TSLA share price has fallen 16% over the last month since the company announced much lower deliveries during the first quarter of 2019.
But Palihapitiya is still bullish on the stock and he went on TV to break down his view of TSLA as a long-term investment.
It is fair to say that a big part of his investment thesis is based on his confidence in Elon Musk:
“If you take a step back right, if I asked you to s attempt to drive a golf ball off the pier here into a tea cup and gave you a million tries, I suspect that in a million times you would not be able to do it. But if you then took somebody else and they were able to do it nine times out of ten, you’d say ‘wow that person is a great golfer’. The analogy that I would make is Elon basically did that equivalent. He was able to send a rocket into space, do all kinds of interesting enormously productive useful things for the world while in space and then come back down and land on a boat in the middle of the ocean. The kind of technical sophistication that he has in his mind that he’s been able to apply across his companies is second-to-none quite honestly.”

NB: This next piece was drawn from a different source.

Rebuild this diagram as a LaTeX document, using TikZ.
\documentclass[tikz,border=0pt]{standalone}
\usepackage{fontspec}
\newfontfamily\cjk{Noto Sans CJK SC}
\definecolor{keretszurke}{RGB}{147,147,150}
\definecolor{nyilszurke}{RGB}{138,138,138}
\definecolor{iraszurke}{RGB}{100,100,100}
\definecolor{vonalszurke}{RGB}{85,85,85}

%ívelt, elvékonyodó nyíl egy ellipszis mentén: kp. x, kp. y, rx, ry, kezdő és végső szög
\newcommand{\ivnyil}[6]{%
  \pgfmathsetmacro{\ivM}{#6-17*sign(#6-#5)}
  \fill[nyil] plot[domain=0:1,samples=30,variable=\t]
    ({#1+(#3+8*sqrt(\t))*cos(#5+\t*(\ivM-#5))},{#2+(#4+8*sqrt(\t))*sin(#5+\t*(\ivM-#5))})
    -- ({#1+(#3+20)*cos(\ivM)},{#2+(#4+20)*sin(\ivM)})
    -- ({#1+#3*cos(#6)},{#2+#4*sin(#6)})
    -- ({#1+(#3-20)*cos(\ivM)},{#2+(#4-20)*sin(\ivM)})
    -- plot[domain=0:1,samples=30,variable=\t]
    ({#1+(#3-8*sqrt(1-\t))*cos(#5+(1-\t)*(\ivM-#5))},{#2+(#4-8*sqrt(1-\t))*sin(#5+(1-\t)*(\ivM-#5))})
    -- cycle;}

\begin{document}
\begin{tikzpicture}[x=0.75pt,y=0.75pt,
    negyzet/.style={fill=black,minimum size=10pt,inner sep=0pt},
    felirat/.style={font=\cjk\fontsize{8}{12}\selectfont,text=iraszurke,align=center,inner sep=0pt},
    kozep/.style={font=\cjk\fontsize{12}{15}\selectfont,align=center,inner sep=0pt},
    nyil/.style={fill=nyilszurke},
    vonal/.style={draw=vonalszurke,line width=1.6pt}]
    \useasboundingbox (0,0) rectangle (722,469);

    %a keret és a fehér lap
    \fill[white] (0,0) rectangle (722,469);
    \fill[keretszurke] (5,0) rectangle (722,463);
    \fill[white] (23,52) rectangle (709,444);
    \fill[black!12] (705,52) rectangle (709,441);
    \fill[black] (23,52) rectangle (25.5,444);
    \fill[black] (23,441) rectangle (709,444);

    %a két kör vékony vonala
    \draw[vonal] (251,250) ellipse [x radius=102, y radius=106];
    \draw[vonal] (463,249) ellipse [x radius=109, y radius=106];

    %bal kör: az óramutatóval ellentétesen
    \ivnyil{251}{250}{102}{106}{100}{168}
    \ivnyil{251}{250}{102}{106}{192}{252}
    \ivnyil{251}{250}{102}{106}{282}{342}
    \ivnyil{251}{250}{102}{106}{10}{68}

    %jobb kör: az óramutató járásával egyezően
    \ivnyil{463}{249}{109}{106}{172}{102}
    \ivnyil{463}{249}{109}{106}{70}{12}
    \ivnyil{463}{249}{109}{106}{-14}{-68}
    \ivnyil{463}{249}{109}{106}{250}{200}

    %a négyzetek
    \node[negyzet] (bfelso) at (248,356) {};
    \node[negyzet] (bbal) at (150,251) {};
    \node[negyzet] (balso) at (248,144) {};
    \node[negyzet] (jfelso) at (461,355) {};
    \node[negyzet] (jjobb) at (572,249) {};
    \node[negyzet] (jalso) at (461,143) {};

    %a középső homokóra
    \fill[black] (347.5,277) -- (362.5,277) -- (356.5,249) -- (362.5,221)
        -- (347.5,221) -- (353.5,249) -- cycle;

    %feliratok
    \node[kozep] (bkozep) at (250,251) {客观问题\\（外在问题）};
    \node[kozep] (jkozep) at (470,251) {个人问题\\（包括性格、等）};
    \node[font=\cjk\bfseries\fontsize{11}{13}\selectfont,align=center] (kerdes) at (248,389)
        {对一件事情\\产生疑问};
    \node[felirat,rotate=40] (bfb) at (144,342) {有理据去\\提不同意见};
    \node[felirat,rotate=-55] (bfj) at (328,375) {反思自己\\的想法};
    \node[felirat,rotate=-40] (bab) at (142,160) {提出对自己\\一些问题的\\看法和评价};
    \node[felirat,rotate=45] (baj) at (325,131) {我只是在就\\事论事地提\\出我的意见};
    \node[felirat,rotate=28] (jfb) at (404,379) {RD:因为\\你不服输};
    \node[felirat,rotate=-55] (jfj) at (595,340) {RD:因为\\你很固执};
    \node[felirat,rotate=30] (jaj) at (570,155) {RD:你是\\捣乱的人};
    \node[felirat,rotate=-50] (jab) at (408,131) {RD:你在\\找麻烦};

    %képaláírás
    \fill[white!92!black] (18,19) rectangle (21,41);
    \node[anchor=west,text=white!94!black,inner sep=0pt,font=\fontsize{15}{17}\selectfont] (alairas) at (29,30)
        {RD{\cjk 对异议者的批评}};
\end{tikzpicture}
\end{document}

When it comes to Tesla, the investor continued:
“So when we looked at Tesla, what we thought was a company at an inflection point that was as close to its version of an iPhone moment, and what I mean by that is a company that had been growing up, taking risks and had finally found the mass-market product that would unlock an enormous amount of product market fit. And that was the model 3. And so far what I would say is he’s living up to what he has signed up for, which is to commercialize electrification, to commercialize an incredible user experience at a price point that is frankly cannibalizing its competitors. And what you see in the results, in my opinion, is a company that is now maturing under all of that demand.”
Palihapitiya has an interesting approach when it comes to investing in Tesla.
He argues that the stock is being manipulated by some investors and hedge funds and he prefers to stay away from it and invests in Tesla’s bonds.
The investor said:
“Is it the best-suited company if you want to drive and observe quarter-over-quarter precision and performance? No. But if you want to take a step back and take a three, five-year view and say where can I compound my money… and particularly with the converts, what’s so beautiful is its downside protected because it sits on top of all the equity and the other debt. And so if you had any concern that there are liquidity issues or if you have any concerns that the company may have to sell they get paid first. So to me it was a risk-less option on the Edison of our generation.”
When it comes to Musk’s behaviors, Palihapitiya says not to be hung up in a few mistakes and instead look at the products:
“It doesn’t change that the minute you sit inside that car your definition of what is expected is altered forever and you wonder why every other car around you that you ever step in that you may buy doesn’t have the same things that that car offers. So at the end of the day whether you like his style or not, his substance is irrefutable.”
Here’s the full interview:
I think Palihapitiya is extremely smart and I mostly agree with what he said. He lays out the bull case really well.
While I think Tesla and Elon made several mistakes, especially in the past few months, I don’t think those have a major impact on the long-term prospects of the company.
Their electric cars are already the best out there right now and I think they have a great strategy for the other big upcoming disruptor in the automotive market: autonomy.
However, I disagree with him when it comes to the volatility of the stock. While short sellers definitely have a hand in the volatility, I also think Tesla made many mistakes that contributed a lot to the recent important decline in value.
Full disclosure: both Seth and I have been buying TSLA in the most recent decline over the last few months as we think Tesla is still an important part of the electrification story going forward. So much for being anti-Tesla :P. Our disclosure is available on our about page.